** start GIVEN INFORMATION **

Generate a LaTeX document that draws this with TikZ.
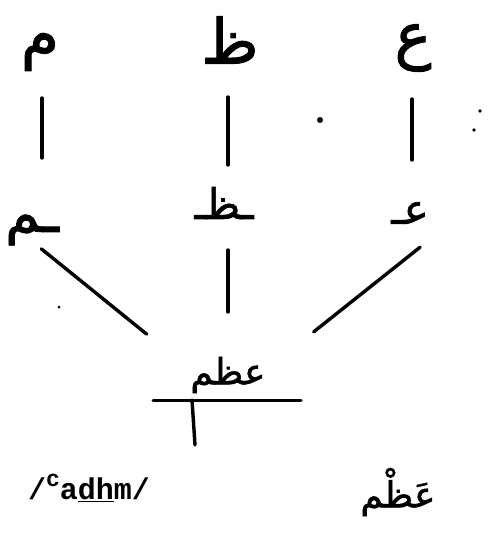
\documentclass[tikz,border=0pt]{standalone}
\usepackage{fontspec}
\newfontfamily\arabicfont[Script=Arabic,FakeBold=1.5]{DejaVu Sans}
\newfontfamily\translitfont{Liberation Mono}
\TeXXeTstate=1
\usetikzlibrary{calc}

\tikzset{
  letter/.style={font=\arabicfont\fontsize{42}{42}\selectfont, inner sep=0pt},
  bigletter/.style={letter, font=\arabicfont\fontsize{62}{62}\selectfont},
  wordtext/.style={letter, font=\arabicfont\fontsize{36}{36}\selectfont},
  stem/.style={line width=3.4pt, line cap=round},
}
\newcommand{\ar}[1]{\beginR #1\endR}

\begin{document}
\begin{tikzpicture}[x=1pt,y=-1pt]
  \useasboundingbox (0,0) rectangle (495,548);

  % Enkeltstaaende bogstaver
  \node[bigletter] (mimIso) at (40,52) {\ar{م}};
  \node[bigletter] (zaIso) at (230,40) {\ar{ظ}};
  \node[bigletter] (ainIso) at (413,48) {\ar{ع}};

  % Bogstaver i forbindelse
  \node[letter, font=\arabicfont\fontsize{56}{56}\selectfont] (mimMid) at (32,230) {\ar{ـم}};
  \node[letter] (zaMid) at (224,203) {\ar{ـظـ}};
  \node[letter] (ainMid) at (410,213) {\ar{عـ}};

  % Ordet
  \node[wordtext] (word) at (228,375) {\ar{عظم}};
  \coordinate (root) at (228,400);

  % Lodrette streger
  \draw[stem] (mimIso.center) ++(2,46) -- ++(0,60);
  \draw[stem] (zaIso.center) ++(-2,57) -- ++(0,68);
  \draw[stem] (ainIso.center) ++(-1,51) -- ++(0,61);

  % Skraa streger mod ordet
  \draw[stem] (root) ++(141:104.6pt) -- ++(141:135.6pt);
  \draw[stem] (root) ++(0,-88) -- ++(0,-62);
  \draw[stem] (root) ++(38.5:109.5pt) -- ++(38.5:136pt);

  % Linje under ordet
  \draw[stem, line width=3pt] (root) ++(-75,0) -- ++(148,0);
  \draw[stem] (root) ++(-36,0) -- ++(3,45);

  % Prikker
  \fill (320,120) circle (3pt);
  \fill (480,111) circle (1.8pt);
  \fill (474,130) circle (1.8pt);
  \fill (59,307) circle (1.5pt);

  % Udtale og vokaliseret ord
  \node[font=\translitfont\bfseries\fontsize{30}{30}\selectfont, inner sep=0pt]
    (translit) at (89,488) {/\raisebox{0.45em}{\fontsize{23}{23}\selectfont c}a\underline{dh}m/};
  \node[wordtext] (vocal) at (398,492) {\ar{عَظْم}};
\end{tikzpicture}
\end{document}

** end GIVEN INFORMATION **

## WHAT YOU WILL DO
Send back the data above word for word, with the pictures left out.

## WRITTEN ANSWER
Generate a LaTeX document that draws this with TikZ.
\documentclass[tikz,border=0pt]{standalone}
\usepackage{fontspec}
\newfontfamily\arabicfont[Script=Arabic,FakeBold=1.5]{DejaVu Sans}
\newfontfamily\translitfont{Liberation Mono}
\TeXXeTstate=1
\usetikzlibrary{calc}

\tikzset{
  letter/.style={font=\arabicfont\fontsize{42}{42}\selectfont, inner sep=0pt},
  bigletter/.style={letter, font=\arabicfont\fontsize{62}{62}\selectfont},
  wordtext/.style={letter, font=\arabicfont\fontsize{36}{36}\selectfont},
  stem/.style={line width=3.4pt, line cap=round},
}
\newcommand{\ar}[1]{\beginR #1\endR}

\begin{document}
\begin{tikzpicture}[x=1pt,y=-1pt]
  \useasboundingbox (0,0) rectangle (495,548);

  % Enkeltstaaende bogstaver
  \node[bigletter] (mimIso) at (40,52) {\ar{م}};
  \node[bigletter] (zaIso) at (230,40) {\ar{ظ}};
  \node[bigletter] (ainIso) at (413,48) {\ar{ع}};

  % Bogstaver i forbindelse
  \node[letter, font=\arabicfont\fontsize{56}{56}\selectfont] (mimMid) at (32,230) {\ar{ـم}};
  \node[letter] (zaMid) at (224,203) {\ar{ـظـ}};
  \node[letter] (ainMid) at (410,213) {\ar{عـ}};

  % Ordet
  \node[wordtext] (word) at (228,375) {\ar{عظم}};
  \coordinate (root) at (228,400);

  % Lodrette streger
  \draw[stem] (mimIso.center) ++(2,46) -- ++(0,60);
  \draw[stem] (zaIso.center) ++(-2,57) -- ++(0,68);
  \draw[stem] (ainIso.center) ++(-1,51) -- ++(0,61);

  % Skraa streger mod ordet
  \draw[stem] (root) ++(141:104.6pt) -- ++(141:135.6pt);
  \draw[stem] (root) ++(0,-88) -- ++(0,-62);
  \draw[stem] (root) ++(38.5:109.5pt) -- ++(38.5:136pt);

  % Linje under ordet
  \draw[stem, line width=3pt] (root) ++(-75,0) -- ++(148,0);
  \draw[stem] (root) ++(-36,0) -- ++(3,45);

  % Prikker
  \fill (320,120) circle (3pt);
  \fill (480,111) circle (1.8pt);
  \fill (474,130) circle (1.8pt);
  \fill (59,307) circle (1.5pt);

  % Udtale og vokaliseret ord
  \node[font=\translitfont\bfseries\fontsize{30}{30}\selectfont, inner sep=0pt]
    (translit) at (89,488) {/\raisebox{0.45em}{\fontsize{23}{23}\selectfont c}a\underline{dh}m/};
  \node[wordtext] (vocal) at (398,492) {\ar{عَظْم}};
\end{tikzpicture}
\end{document}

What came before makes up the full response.